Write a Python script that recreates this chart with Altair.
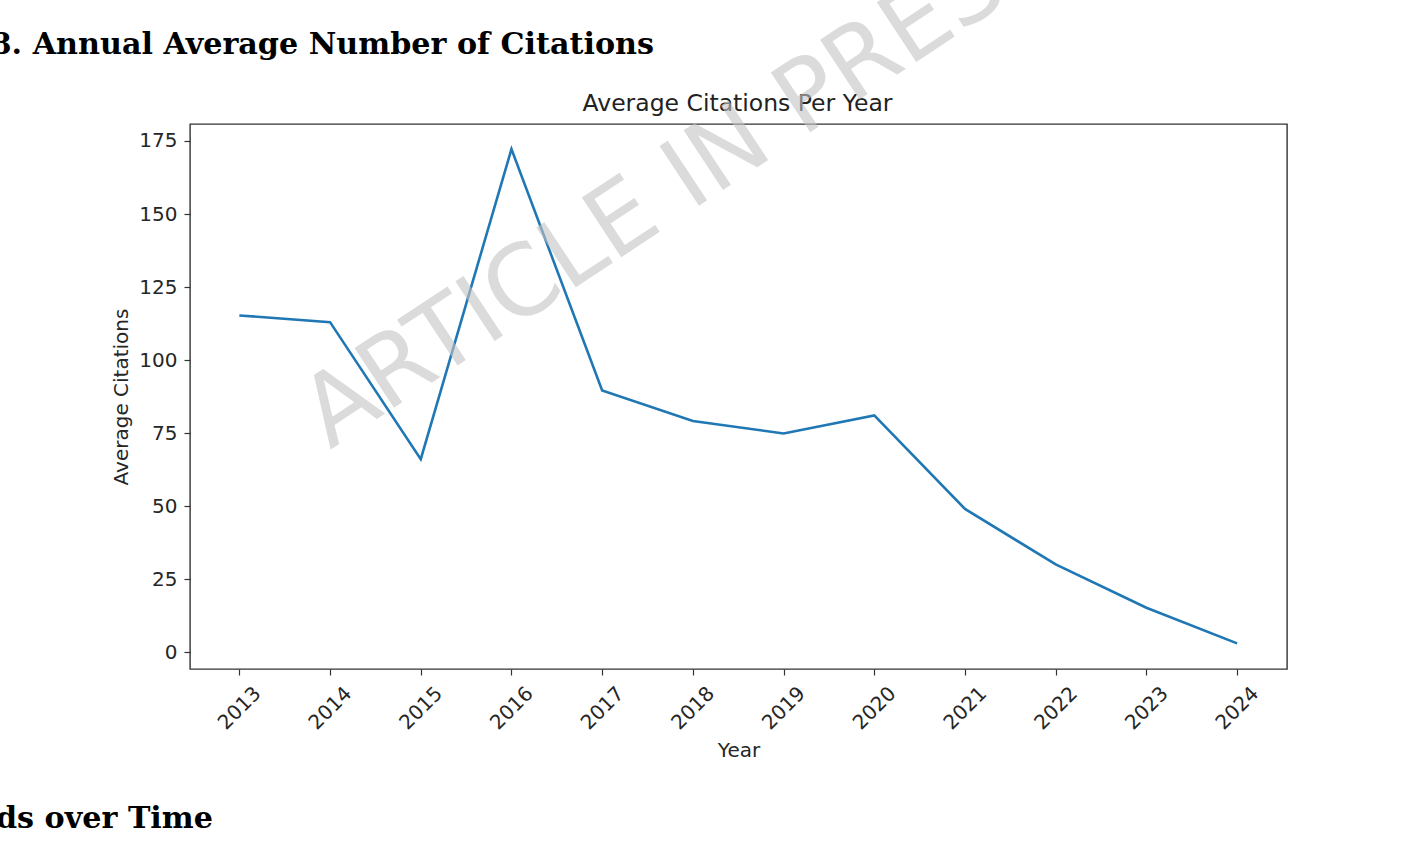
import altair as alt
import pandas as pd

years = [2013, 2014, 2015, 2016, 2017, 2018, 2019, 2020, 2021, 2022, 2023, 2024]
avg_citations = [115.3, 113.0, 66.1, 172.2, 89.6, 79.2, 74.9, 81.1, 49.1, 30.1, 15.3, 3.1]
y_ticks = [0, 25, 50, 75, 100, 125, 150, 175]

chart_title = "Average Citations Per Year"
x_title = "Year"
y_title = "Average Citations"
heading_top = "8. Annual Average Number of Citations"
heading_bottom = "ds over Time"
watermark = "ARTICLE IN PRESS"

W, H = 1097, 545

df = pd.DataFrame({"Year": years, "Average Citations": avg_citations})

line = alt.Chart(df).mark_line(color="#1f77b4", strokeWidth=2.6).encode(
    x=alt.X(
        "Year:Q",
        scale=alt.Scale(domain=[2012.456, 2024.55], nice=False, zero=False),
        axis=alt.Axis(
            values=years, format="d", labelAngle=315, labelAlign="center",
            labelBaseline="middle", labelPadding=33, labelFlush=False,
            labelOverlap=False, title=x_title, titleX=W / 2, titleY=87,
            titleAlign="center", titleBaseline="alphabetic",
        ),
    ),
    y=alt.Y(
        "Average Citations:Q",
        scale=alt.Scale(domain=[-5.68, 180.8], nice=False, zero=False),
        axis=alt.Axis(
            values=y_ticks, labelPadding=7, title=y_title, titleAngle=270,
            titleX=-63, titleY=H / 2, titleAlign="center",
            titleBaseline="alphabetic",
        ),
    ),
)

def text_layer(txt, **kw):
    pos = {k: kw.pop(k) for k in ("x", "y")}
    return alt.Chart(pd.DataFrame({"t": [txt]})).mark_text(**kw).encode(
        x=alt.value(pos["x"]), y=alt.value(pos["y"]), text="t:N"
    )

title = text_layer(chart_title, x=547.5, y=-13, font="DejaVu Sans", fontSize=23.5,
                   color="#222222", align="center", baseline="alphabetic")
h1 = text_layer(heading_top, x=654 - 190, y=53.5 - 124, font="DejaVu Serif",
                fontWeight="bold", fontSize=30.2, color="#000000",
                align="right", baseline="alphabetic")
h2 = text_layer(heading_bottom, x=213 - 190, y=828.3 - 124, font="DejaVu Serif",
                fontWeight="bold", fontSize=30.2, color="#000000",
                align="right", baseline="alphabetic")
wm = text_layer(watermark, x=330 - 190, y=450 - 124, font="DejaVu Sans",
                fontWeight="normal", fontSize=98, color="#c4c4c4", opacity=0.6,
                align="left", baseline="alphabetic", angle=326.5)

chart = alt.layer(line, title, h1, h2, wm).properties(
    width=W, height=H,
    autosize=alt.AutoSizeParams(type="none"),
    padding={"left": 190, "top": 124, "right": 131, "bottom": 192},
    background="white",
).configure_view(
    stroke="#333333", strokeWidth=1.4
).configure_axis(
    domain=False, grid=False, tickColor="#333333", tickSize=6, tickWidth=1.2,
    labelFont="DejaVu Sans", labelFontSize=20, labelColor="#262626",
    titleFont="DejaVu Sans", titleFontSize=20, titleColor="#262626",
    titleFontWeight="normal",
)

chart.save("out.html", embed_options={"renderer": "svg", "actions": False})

--------------------------------

### Work required
Without any pictures, reproduce the lines from the first one in the material through the line that has "y_ticks = [0, 25, 50, 75, 100, 125, 150, 175]", exactly as they appear.

### Answer to this problem
Write a Python script that recreates this chart with Altair.
import altair as alt
import pandas as pd

years = [2013, 2014, 2015, 2016, 2017, 2018, 2019, 2020, 2021, 2022, 2023, 2024]
avg_citations = [115.3, 113.0, 66.1, 172.2, 89.6, 79.2, 74.9, 81.1, 49.1, 30.1, 15.3, 3.1]
y_ticks = [0, 25, 50, 75, 100, 125, 150, 175]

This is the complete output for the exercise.